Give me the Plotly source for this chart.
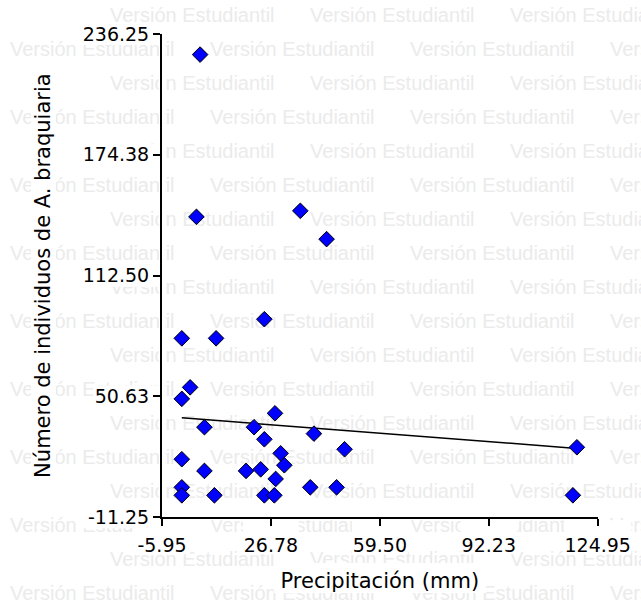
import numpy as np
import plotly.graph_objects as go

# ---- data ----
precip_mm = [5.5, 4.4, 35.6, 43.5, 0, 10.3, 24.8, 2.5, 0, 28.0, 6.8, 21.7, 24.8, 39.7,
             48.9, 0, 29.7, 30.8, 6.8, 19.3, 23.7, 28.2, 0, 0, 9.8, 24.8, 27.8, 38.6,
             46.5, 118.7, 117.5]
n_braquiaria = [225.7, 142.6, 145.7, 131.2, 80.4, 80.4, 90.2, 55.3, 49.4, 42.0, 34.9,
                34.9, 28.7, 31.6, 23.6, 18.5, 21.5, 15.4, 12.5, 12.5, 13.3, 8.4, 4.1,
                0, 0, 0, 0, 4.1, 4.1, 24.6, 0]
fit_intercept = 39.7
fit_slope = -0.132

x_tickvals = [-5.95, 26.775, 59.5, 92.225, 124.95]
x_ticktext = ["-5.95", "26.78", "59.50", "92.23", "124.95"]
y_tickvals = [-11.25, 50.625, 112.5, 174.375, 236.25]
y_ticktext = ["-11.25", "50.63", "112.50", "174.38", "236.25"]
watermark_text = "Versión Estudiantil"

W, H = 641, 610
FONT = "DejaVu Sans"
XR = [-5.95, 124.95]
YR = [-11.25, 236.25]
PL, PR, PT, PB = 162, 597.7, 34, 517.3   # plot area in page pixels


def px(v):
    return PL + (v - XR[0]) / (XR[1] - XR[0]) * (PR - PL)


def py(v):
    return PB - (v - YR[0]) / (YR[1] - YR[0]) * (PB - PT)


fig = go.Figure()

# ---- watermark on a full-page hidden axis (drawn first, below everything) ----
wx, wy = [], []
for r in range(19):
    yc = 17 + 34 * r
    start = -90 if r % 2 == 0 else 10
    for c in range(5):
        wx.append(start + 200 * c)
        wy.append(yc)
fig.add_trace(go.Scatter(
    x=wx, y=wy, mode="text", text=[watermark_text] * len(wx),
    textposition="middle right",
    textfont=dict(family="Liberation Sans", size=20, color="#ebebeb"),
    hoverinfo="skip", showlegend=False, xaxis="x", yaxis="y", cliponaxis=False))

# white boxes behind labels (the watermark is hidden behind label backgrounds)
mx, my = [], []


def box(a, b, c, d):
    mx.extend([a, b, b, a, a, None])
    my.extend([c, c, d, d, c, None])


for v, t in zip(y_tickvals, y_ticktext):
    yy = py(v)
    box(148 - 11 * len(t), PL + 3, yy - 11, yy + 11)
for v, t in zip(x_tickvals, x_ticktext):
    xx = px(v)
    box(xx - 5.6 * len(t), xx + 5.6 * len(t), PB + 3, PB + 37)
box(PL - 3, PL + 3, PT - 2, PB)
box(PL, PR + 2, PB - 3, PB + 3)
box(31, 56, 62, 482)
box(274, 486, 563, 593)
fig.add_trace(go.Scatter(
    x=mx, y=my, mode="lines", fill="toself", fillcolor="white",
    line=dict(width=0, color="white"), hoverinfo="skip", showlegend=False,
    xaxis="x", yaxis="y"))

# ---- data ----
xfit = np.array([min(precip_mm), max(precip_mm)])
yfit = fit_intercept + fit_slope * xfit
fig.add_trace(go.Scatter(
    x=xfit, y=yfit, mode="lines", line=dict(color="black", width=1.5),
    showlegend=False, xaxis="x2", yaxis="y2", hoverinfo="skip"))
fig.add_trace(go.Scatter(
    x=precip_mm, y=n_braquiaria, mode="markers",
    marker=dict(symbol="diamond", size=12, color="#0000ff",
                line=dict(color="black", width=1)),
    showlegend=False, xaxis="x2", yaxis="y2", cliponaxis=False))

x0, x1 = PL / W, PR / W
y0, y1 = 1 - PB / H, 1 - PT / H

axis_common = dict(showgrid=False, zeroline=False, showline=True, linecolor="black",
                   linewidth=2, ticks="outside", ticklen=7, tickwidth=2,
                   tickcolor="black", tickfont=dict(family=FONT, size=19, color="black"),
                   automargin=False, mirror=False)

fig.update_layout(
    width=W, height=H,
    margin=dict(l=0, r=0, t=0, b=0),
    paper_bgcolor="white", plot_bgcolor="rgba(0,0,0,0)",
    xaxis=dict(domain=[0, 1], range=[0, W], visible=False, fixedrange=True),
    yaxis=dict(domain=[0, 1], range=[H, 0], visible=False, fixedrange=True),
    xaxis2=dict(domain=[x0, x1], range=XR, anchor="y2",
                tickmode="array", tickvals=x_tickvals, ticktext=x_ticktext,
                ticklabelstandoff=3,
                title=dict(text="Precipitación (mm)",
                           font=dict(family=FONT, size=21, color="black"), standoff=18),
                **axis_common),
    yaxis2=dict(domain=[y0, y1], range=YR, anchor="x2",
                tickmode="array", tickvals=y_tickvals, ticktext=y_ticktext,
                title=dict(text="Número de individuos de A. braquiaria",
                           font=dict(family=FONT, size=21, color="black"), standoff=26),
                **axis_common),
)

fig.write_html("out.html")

-=-=-=-=-

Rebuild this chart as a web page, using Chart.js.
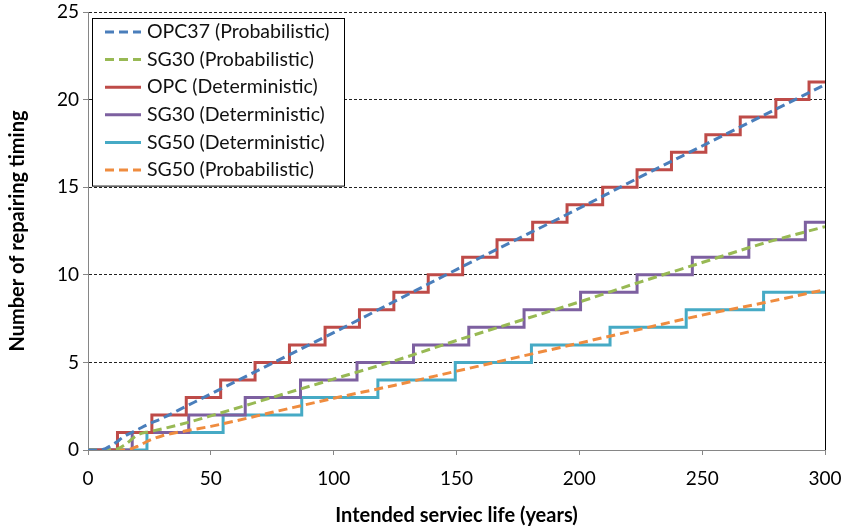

-=-=-=-=-

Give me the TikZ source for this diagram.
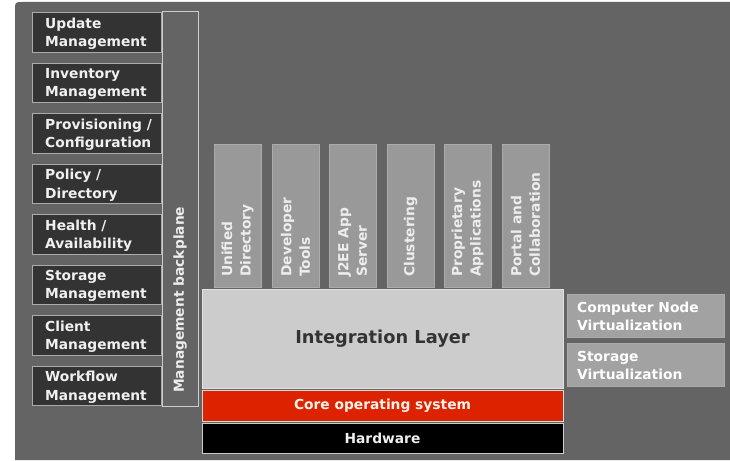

-=-=-=-=-

- Exercise instructions
For the material above, give again only the lines starting at the line that contains "Give me the Plotly source for this chart." and ending at the line that contains "import plotly.graph_objects as go". Pictures do not belong in the copy.

- Result for this exercise
Give me the Plotly source for this chart.
import numpy as np
import plotly.graph_objects as go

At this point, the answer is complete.